A little while ago, I received a compliment about my blog, which referred to the manageable lengths of my posts. I do try to keep them tight, pithy and readable. I don’t want people to pop in and feel daunted by a lengthy missive. Sometimes my restraint is in an effort to carefully parse my words on topics that are too private or too painful to delve into fully.
The subject of James Hillman’s “The Soul’s Code”, and one’s daimon could certainly be the focus of an entire college course. But perhaps yesterday, with my relative brevity, I did a disservice to the topic of daimon.
I say this because of the question posed and posted today by barbie2be: “What does one do, if their daimon has never cracked open and exposed the who or what that they are supposed to be?”
Two responses (neither particularly brief!):
I am many “things”. The first batch defined by relationships: daughter, sister, aunt, wife, friend...
I am other “things” by traits: intelligent, quick witted, funny, introspective, loyal, articulate, a problem solver, creative...
I have been lots of “things” by job: cheese seller, CCD teacher, lector, researcher, desk clerk, housekeeper, drug and alcohol counselor, auditor, data entry clerk, administrative assistant, census worker, educational specialist...
I have been interested in many “things” which have ranged from passing fancies to passions: crafts, art, singing, candle making, sewing, writing prose, writing poetry, cooking, photography, paper making...
I am all of these “things”. I am all of these myriad facets of me and more.
My daimon lies within me and therefore somewhere within all of these “things”.

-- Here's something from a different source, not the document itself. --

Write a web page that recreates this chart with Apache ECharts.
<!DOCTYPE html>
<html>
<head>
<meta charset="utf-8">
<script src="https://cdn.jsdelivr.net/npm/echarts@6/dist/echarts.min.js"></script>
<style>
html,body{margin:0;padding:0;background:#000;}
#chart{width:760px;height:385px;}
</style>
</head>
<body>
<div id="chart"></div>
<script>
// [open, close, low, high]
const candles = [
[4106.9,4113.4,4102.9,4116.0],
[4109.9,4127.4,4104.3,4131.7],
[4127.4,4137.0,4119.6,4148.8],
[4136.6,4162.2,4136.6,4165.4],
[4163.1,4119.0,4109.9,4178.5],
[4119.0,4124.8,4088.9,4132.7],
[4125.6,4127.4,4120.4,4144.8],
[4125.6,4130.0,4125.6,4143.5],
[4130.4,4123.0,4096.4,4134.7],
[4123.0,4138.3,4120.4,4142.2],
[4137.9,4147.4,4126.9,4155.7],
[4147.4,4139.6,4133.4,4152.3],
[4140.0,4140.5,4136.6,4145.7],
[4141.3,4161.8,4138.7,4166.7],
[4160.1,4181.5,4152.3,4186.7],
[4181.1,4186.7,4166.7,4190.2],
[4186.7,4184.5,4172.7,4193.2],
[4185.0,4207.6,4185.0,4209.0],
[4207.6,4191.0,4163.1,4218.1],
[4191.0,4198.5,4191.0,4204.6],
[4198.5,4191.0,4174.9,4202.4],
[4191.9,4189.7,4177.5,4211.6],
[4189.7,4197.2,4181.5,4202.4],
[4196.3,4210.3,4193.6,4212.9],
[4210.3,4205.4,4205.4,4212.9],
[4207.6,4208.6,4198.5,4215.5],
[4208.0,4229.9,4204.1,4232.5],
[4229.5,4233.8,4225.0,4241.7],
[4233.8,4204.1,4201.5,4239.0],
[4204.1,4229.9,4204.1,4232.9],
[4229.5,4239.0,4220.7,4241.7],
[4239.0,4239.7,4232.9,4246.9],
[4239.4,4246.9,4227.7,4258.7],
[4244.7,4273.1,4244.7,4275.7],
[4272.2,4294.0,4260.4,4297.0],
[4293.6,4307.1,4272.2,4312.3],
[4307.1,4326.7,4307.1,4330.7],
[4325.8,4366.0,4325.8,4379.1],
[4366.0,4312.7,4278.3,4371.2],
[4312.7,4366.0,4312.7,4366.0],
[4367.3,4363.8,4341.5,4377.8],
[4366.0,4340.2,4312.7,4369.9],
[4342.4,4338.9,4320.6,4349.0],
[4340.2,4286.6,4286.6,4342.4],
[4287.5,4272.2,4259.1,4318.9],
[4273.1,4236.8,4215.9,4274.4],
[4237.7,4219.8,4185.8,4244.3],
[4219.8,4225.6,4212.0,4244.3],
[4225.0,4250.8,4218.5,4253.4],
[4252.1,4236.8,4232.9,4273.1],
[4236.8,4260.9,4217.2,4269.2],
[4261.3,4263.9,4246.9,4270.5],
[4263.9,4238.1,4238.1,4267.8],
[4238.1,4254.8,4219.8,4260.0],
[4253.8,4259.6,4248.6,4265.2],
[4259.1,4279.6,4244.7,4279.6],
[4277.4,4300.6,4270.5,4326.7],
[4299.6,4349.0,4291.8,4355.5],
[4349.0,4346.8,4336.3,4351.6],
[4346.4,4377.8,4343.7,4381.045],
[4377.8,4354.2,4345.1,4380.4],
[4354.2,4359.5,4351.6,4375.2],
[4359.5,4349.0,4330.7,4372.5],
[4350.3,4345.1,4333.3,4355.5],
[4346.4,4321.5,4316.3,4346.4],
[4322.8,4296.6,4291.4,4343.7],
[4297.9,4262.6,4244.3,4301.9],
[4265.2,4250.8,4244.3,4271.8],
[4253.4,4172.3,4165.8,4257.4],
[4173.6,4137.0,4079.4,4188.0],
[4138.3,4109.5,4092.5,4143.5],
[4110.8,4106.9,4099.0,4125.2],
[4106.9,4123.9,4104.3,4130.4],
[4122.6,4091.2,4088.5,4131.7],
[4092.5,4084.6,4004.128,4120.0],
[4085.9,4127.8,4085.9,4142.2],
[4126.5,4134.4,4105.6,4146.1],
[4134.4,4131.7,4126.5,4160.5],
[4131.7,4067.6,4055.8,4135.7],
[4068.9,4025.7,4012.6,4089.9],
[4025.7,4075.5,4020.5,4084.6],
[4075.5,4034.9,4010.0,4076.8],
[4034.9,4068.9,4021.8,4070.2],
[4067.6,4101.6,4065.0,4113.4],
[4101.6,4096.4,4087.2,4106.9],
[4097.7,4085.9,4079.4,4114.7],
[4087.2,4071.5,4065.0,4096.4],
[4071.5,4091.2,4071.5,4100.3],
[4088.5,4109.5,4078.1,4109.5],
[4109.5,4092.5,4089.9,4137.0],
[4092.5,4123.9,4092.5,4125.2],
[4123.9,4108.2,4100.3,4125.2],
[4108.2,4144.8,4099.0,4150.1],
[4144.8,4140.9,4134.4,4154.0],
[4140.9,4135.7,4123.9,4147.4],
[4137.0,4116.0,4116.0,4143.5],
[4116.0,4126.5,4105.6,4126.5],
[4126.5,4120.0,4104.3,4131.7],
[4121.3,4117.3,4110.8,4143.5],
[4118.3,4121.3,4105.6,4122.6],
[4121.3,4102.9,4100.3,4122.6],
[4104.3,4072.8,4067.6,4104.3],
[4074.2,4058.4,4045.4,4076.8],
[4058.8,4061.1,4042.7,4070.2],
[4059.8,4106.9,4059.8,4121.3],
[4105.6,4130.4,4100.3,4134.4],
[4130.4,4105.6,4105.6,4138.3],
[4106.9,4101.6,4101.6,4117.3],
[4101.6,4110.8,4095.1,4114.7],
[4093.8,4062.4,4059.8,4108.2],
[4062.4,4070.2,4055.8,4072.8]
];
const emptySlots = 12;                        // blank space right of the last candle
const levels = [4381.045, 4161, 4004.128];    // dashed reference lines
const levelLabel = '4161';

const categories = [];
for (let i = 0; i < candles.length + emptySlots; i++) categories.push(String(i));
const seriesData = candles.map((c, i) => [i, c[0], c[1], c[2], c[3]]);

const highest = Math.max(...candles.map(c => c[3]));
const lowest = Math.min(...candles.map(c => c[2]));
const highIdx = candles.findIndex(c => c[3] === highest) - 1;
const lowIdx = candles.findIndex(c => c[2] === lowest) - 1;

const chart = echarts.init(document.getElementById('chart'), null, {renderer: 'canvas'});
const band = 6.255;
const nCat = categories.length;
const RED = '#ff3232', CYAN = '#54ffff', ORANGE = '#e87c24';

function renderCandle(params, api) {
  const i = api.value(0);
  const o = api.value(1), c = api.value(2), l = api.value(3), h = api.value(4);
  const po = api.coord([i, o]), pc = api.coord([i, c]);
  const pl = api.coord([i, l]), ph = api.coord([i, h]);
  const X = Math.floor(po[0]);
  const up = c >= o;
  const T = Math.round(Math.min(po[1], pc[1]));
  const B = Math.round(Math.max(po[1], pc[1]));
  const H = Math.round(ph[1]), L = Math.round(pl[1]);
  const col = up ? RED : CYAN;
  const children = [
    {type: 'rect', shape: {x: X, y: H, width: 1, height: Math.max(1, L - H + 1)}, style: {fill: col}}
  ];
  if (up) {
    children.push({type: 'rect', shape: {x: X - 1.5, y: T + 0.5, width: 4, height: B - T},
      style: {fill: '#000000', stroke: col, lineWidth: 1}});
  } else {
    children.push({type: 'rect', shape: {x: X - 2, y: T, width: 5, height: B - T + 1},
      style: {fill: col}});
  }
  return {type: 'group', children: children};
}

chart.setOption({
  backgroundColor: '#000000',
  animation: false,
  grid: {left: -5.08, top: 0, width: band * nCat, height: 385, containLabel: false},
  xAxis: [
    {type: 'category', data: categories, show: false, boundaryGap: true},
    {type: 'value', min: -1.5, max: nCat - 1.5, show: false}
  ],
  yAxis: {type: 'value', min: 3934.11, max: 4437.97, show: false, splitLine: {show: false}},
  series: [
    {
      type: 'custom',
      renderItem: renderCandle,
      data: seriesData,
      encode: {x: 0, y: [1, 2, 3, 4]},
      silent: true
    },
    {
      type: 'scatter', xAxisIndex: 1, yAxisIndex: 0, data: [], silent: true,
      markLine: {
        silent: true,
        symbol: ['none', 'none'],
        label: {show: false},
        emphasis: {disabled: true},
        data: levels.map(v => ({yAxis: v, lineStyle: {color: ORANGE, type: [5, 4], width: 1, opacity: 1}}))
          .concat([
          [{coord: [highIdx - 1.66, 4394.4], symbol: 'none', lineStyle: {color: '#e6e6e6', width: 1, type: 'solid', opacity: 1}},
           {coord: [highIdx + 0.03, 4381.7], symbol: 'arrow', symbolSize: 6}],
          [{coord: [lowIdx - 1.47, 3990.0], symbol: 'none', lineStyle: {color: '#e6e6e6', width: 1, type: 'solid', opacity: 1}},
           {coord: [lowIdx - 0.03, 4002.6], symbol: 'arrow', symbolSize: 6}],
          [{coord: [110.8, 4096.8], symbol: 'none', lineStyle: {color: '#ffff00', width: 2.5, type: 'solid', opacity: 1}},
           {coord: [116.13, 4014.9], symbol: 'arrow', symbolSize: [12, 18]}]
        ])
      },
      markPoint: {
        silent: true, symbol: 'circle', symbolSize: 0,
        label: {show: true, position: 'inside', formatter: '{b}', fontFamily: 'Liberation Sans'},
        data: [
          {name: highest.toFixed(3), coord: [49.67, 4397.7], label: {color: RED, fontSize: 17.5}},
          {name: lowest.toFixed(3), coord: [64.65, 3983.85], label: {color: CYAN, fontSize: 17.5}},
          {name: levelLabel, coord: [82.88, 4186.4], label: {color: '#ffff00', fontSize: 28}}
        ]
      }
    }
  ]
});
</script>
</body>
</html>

The “important question” I referred to yesterday, was in response to my agonizing over not “being a something” and the feeling of “never having found my daimon”. I was bemoaning that I hadn’t emerged into this world asking for a violin to play or adding great sums of numbers using my baby blocks. I was frustrated that my daimon had not manifested itself in me as PRODIGY - caps lock, writ large, with a brilliant white follow spot on me and my “gift”!
Then my husband Chuck asked me “What if you already “met” your daimon, and you just didn’t realize it?” He asked the question as if my internal daimon was a traveler on the road, but it was the right question. I immediately zoomed back to that moment in the playground as I wrote my first poem. When I say zoomed, it was a feeling akin to the way filmmakers used to show time moving with spinning newspapers and pages of calendars being torn off.
I chose to trust that extraordinary experience. Since that was the moment my mind zoomed back to, what could I connect to it? Words, language, self expression, feelings, creativity, writing, communication, poetry...
That day I made a contract with myself. I decided to write a poem every day for thirty days. I did. Then I re-upped for another thirty days. I kept that up for a total of 365 days. During that year I missed only a couple of days due to illness or travel. Some days I wrote more than one poem. Some of those poems were excellent, inspired. Some of them were decisively mediocre. After a year I stopped counting, but kept writing.
Will I ever make a living as a poet? Being the sole winner of PowerBall is more likely. Does it matter to me? I have decided that I want to be published (with ink on paper) in an established publication. In order to have a chance at that, I have to send out my poems - lots of poems, lots of places. I also want to incorporate more of my poems and prose into my artwork. But my poetry matters deeply to me.
So dear barbie2be, thank you for the question and for pushing me further. I do believe every one of us comes to this world with a daimon within. I fear very few of us have it emerge as PRODIGY. I think part of our journey is to keep seeking and asking questions. I think we have to allow ourselves the time to sit and think and make connections. I am also not convinced that one’s daimon is tied to how one makes a living. I also believe there is a goodly amount of trial and error involved. I mean I was a really good cheese seller. My Mom and Dad came and watched me make my pitch and my Dad was all choked up with pride. My manager wanted me to stay on and offered me a promotion with a raise. I like cheese and all, but deep down I knew I was not destined to be a cheesemonger or an artisanal cheesemaker. So I had to move on.